Knowledge, attitude and practices towards HIV testing following the introduction of self-testing: The case of the ATLAS project in Côte d’Ivoire
Arlette Simo Fotso, Arsène Kra Kouassi, Marie Claude Boily, Romain Silhol, Anthony Vautier, Joseph Larmarange
HIV testing is a central element of the strategy to end AIDS epidemic, as status awareness is the entry point to HIV care. In West Africa, only 68% of people living with HIV (PLHIV) were aware of their HIV status in 2019. To address the testing gap, the ATLAS project distributed a total of 400000 self-tests (HIVST) in three West African countries between 2019 and 2022, including 200 000 kits in Côte d’Ivoire. The aim of this study is to assess levels and correlates of knowledge, attitude and practice towards HIV conventional testing (tests other than HIVST) and self-testing after the introduction of HIVST in Cote d’Ivoire.
We conducted the population-based cross-sectional in the Bas-Sassandra District of Côte d’Ivoire, 24 months after HIVST was introduced in the region by ATLAS. ATLAS Household Survey (AHS) used a three-stage stratified sampling approach – 3 of the strata are the 3 departments with ATLAS activities and 1 includes departments with almost none, each further stratified on urban and rural settings. Face-to-
face interviews were conducted in a representative a sample of the population aged 15-49. One main objective of the survey was to assess the effect of the ATLAS initiative on HIV testing.
Weighed proportions and chi-square tests were used to assess knowledge of, attitude towards and practice of HIV conventional and self testing, comparing male and female on the one hand and departments with and without ATLAS HIVST distribution activities on the other hand. Logistic regressions were used to identified factors associated with knowledge of, attitude towards and practice of HIV conventional and self testing (ongoing analysis).
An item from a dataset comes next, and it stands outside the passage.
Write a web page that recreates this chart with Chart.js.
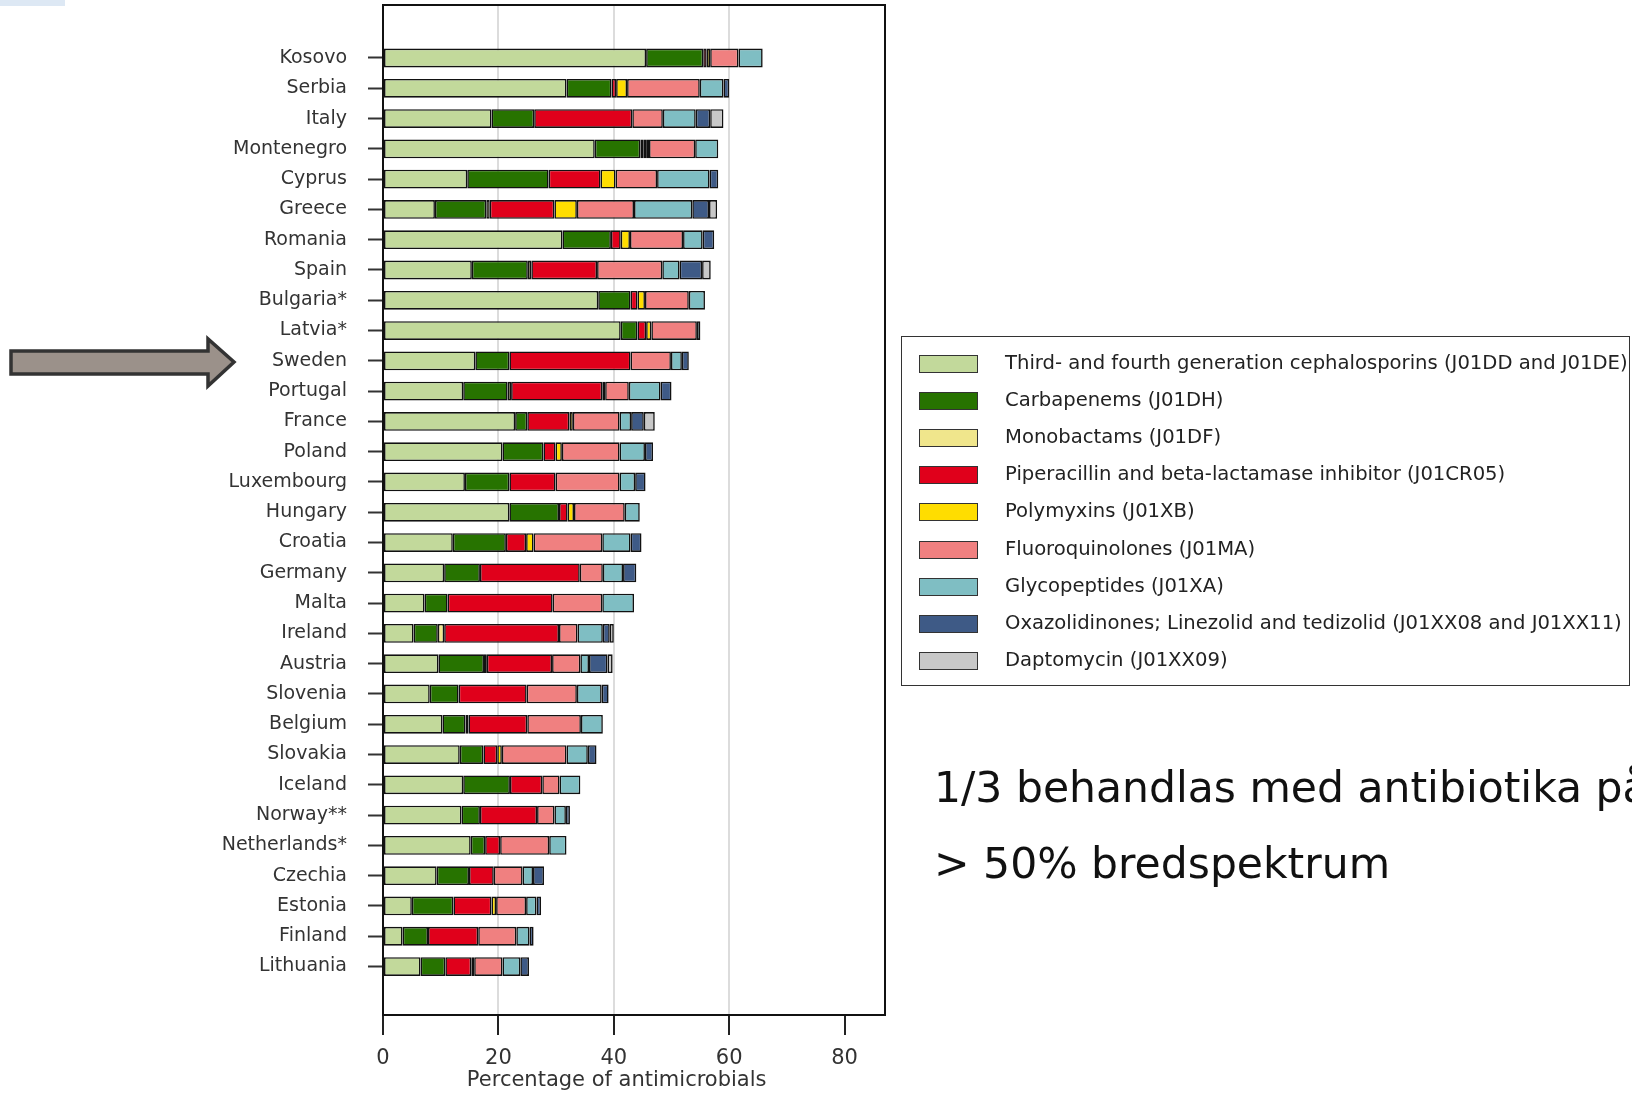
<!DOCTYPE html>
<html>
<head>
<meta charset="utf-8">
<script src="https://cdn.jsdelivr.net/npm/chart.js@4.4.1/dist/chart.umd.min.js"></script>
<style>
  html, body { margin:0; padding:0; background:#fff; }
  body { width:1632px; height:1093px; overflow:hidden; position:relative; }
  #c { position:absolute; left:0; top:0; }
  #topbar { position:absolute; left:0; top:0; width:65px; height:6px; background:#dde8f4; }
  #arrow { position:absolute; left:0; top:330px; }
  #legend { position:absolute; left:901px; top:336px; width:729px; height:350px; border:1.5px solid #333; box-sizing:border-box; }
  .sw { position:absolute; left:17px; width:59px; height:18px; box-sizing:border-box; border:1.5px solid #333; }
  .lt { position:absolute; left:103px; white-space:nowrap; font-family:"DejaVu Sans",sans-serif; font-size:19.6px; color:#222; line-height:20px; }
  .big { position:absolute; left:934px; white-space:nowrap; font-family:"DejaVu Sans",sans-serif; font-size:42.5px; color:#111; line-height:50px; }
</style>
</head>
<body>
<div id="topbar"></div>
<svg id="arrow" width="260" height="70" viewBox="0 330 260 70">
  <polygon points="11,351 208,351 208,339 234,362 208,386 208,374 11,374" fill="#9b918a" stroke="#333" stroke-width="3.5" stroke-linejoin="miter"/>
</svg>
<canvas id="c" width="1632" height="1093"></canvas>
<div id="legend"></div>
<div class="big" style="top:763px;">1/3 behandlas med antibiotika på</div>
<div class="big" style="top:839px;">&gt; 50% bredspektrum</div>
<script>
const countries = ['Kosovo','Serbia','Italy','Montenegro','Cyprus','Greece','Romania','Spain','Bulgaria*','Latvia*','Sweden','Portugal','France','Poland','Luxembourg','Hungary','Croatia','Germany','Malta','Ireland','Austria','Slovenia','Belgium','Slovakia','Iceland','Norway**','Netherlands*','Czechia','Estonia','Finland','Lithuania'];

const seriesNames = [
  'Third- and fourth generation cephalosporins (J01DD and J01DE)',
  'Carbapenems (J01DH)',
  'Monobactams (J01DF)',
  'Piperacillin and beta-lactamase inhibitor (J01CR05)',
  'Polymyxins (J01XB)',
  'Fluoroquinolones (J01MA)',
  'Glycopeptides (J01XA)',
  'Oxazolidinones; Linezolid and tedizolid (J01XX08 and J01XX11)',
  'Daptomycin (J01XX09)'
];

const cephalosporins = [45.6,31.8,18.8,36.7,14.6,9.0,31.1,15.4,37.3,41.2,16.0,13.9,22.9,20.7,14.2,21.9,12.1,10.6,7.2,5.3,9.6,8.1,10.3,13.3,13.9,13.6,15.2,9.3,5.0,3.4,6.5];
const carbapenems    = [9.9,7.8,7.4,7.9,14.1,8.9,8.4,9.7,5.6,2.9,5.9,7.7,2.1,7.1,7.7,8.6,9.2,6.2,4.0,4.2,7.9,5.0,4.0,4.1,8.1,3.2,2.5,5.6,7.2,4.4,4.3];
const monobactams    = [0,0,0,0.5,0,0.6,0,0.6,0,0,0,0.6,0,0,0,0,0,0,0,1.1,0.5,0,0.5,0,0,0,0,0,0,0,0];
const piperacillin   = [0.6,0.8,17.0,0.5,9.0,11.2,1.7,11.4,1.2,1.5,21.0,15.8,7.3,2.1,8.0,1.5,3.5,17.3,18.2,19.9,11.3,11.8,10.2,2.4,5.6,9.9,2.6,4.3,6.6,8.7,4.5];
const polymyxins     = [0.6,1.9,0,0.5,2.6,3.9,1.6,0,1.3,0.9,0,0.5,0.6,1.1,0,1.1,1.3,0,0,0,0,0,0,0.8,0,0,0,0,0.8,0,0.5];
const fluoroquinolones = [4.9,12.6,5.3,8.0,7.2,9.9,9.2,11.3,7.6,7.9,7.0,4.1,8.1,10.0,11.1,8.8,11.9,4.0,8.6,3.2,4.9,8.7,9.3,11.2,3.0,3.0,8.5,5.0,5.2,6.6,4.9];
const glycopeptides  = [4.2,4.1,5.7,4.0,9.1,10.1,3.4,3.0,2.8,0.6,1.9,5.5,2.0,4.4,2.7,2.6,4.9,3.5,5.5,4.4,1.5,4.3,3.8,3.7,3.6,2.0,3.0,1.8,1.8,2.3,3.1];
const oxazolidinones = [0,1.0,2.5,0,1.5,2.9,2.0,3.9,0,0,1.2,1.9,2.2,1.4,1.8,0,1.9,2.3,0,1.2,3.2,1.2,0,1.5,0,0.7,0,1.9,0.8,0.7,1.5];
const daptomycin     = [0,0,2.3,0,0,1.4,0,1.5,0,0,0,0,1.9,0,0,0,0,0,0,0.7,0.9,0,0,0,0,0,0,0,0,0,0];

const xTicks = [0,20,40,60,80];
const xTitle = 'Percentage of antimicrobials';

const seriesValues = [cephalosporins, carbapenems, monobactams, piperacillin, polymyxins, fluoroquinolones, glycopeptides, oxazolidinones, daptomycin];
const seriesColors = ['#c2d99b','#277300','#f0e68c','#e0001b','#ffdd00','#f08080','#7fbec3','#3e5a86','#c8c8c8'];

const datasets = seriesValues.map((vals, k) => ({
  label: seriesNames[k],
  data: vals.map((v, i) => ({ x: v > 0 ? v : null, y: i })),
  backgroundColor: seriesColors[k],
  borderColor: '#111',
  borderWidth: 1.6,
  borderSkipped: false,
  categoryPercentage: 1,
  barPercentage: 0.62
}));

// HTML legend built from the same series arrays
const leg = document.getElementById('legend');
seriesNames.forEach((name, k) => {
  const cy = 27 + k * 37.1;
  const sw = document.createElement('div');
  sw.className = 'sw';
  sw.style.top = (cy - 9) + 'px';
  sw.style.background = seriesColors[k];
  leg.appendChild(sw);
  const t = document.createElement('div');
  t.className = 'lt';
  t.style.top = (cy - 11) + 'px';
  t.textContent = name;
  leg.appendChild(t);
});

const FONT = '"DejaVu Sans",sans-serif';

const framePlugin = {
  id: 'frame',
  afterDraw(chart) {
    const a = chart.chartArea, ctx = chart.ctx;
    ctx.save();
    ctx.strokeStyle = '#111';
    ctx.lineWidth = 2;
    ctx.strokeRect(a.left, a.top, a.right - a.left, a.bottom - a.top);
    // axis title (offset left of centre, as in the original)
    ctx.fillStyle = '#333';
    ctx.font = '21px ' + FONT;
    ctx.textAlign = 'center';
    ctx.textBaseline = 'middle';
    ctx.fillText(xTitle, chart.scales.x.getPixelForValue(40.5), 1081);
    ctx.restore();
  }
};

new Chart(document.getElementById('c'), {
  type: 'bar',
  data: { datasets },
  options: {
    indexAxis: 'y',
    responsive: false,
    devicePixelRatio: 1,
    animation: false,
    layout: { padding: { left: 0, top: 5, right: 1632 - 885, bottom: 0 } },
    plugins: { legend: { display: false }, tooltip: { enabled: false } },
    scales: {
      x: {
        type: 'linear',
        stacked: true,
        min: 0,
        max: 87,
        offset: false,
        afterBuildTicks: s => { s.ticks = xTicks.map(v => ({ value: v })); },
        afterFit: s => { s.height = 1093 - 1015; },
        grid: {
          offset: false,
          color: c => (c.tick && [20,40,60].includes(c.tick.value)) ? '#dcdcdc' : 'rgba(0,0,0,0)',
          lineWidth: 2,
          tickColor: '#222',
          tickLength: 20,
          tickWidth: 2,
          drawTicks: true
        },
        border: { display: false },
        ticks: { color: '#333', font: { family: FONT, size: 21 }, padding: 11, maxRotation: 0 },
        title: { display: false }
      },
      y: {
        type: 'linear',
        stacked: true,
        reverse: true,
        offset: false,
        min: -1.75,
        max: 31.6,
        afterBuildTicks: s => { s.ticks = countries.map((c, i) => ({ value: i })); },
        afterFit: s => { s.width = 383; s.paddingTop = 0; s.paddingBottom = 0; },
        grid: { offset: false, drawOnChartArea: false, drawTicks: true, tickLength: 15, tickColor: '#333', tickWidth: 2 },
        border: { display: false },
        ticks: { color: '#333', font: { family: FONT, size: 19 }, padding: 21, autoSkip: false,
                 callback: v => countries[v] !== undefined ? countries[v] : '' }
      }
    }
  },
  plugins: [framePlugin]
});
</script>
</body>
</html>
A total of 6274 people with median age of 29 were interviewed and completed the questionnaire (3205 males and 3069 females). Most participants were in couple (44% males and 59% females) and have attended school (63% males and 45% females).
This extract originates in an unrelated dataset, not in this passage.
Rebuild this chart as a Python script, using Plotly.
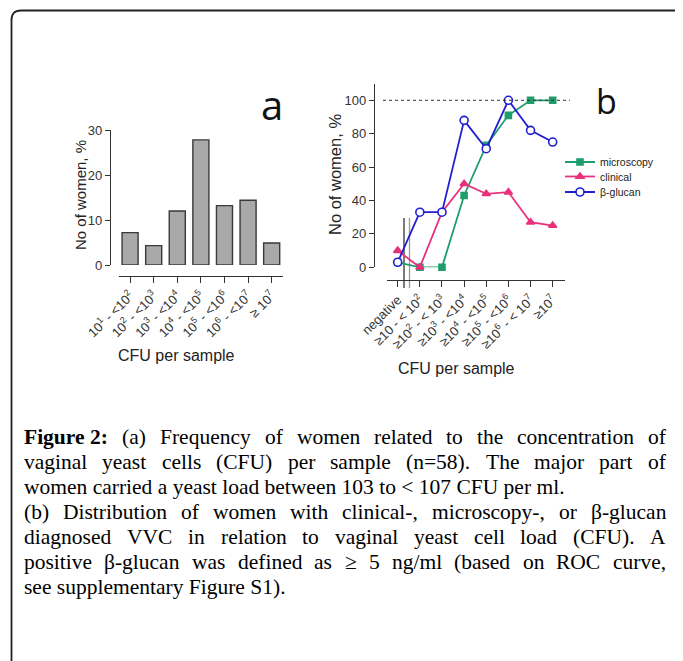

Despite most participants knowing about HIV-AIDS (97 % Males and 96% females), very few reported having heard about HIVST (11% males and 10% females). However, most participants showed a positive attitude toward HIVST and reported that they would be interested/very interested to use it if freely available for themselves (75% males and 71% females), as well as for their sexual partners. About 18% of females and 10% of males reported having performed at least 1 conventional test in the last 12 months, while 3% of participants had already used a HIVST in the past.
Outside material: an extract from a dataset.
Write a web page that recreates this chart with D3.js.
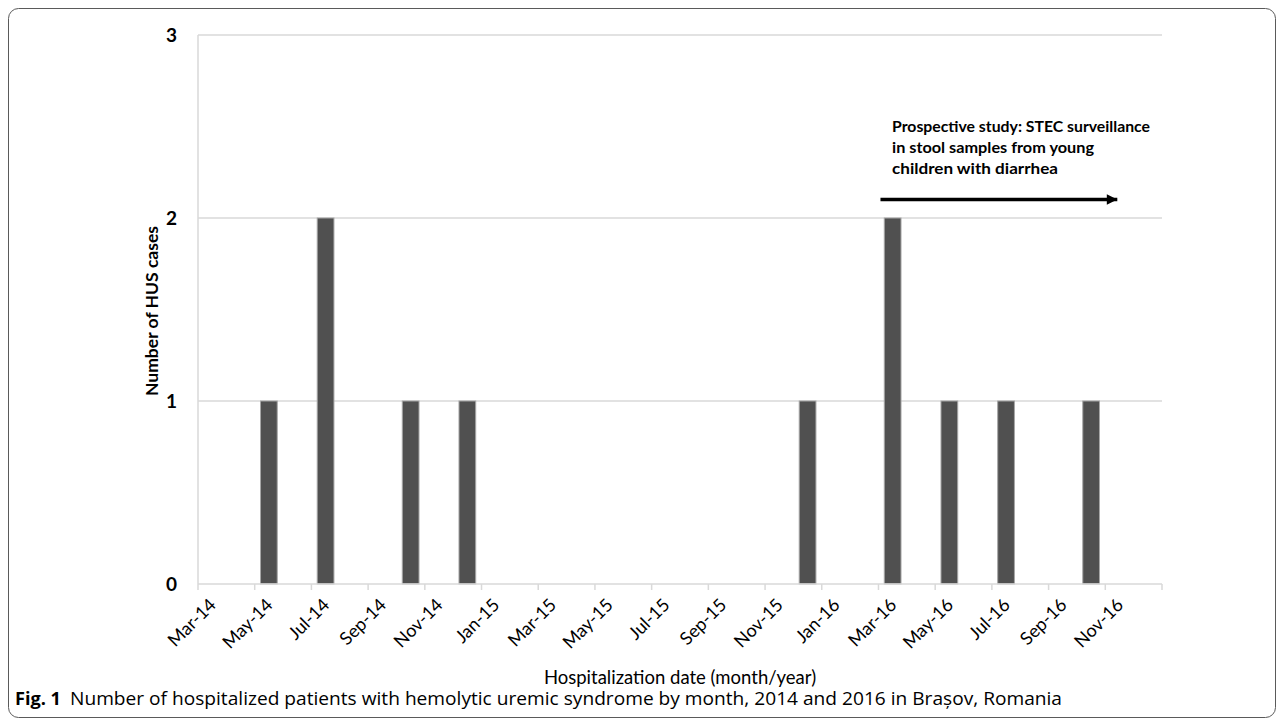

Although knowledge and use of HIVST remain relatively low in the region, participants show a positive attitude toward HIVST, and express willingness to use it if freely available. Next results will tell how the observed results differ between participants living in department with ATLAS HIVST distribution and others, and how significant are the differences. It will also provide an overview of associated factors. This will provide policy makers with tools for potential actions in order to improve HIV testing and advance progress towards UNAIDS targets to achieve 95 % of PLHIV who know their status by 2025.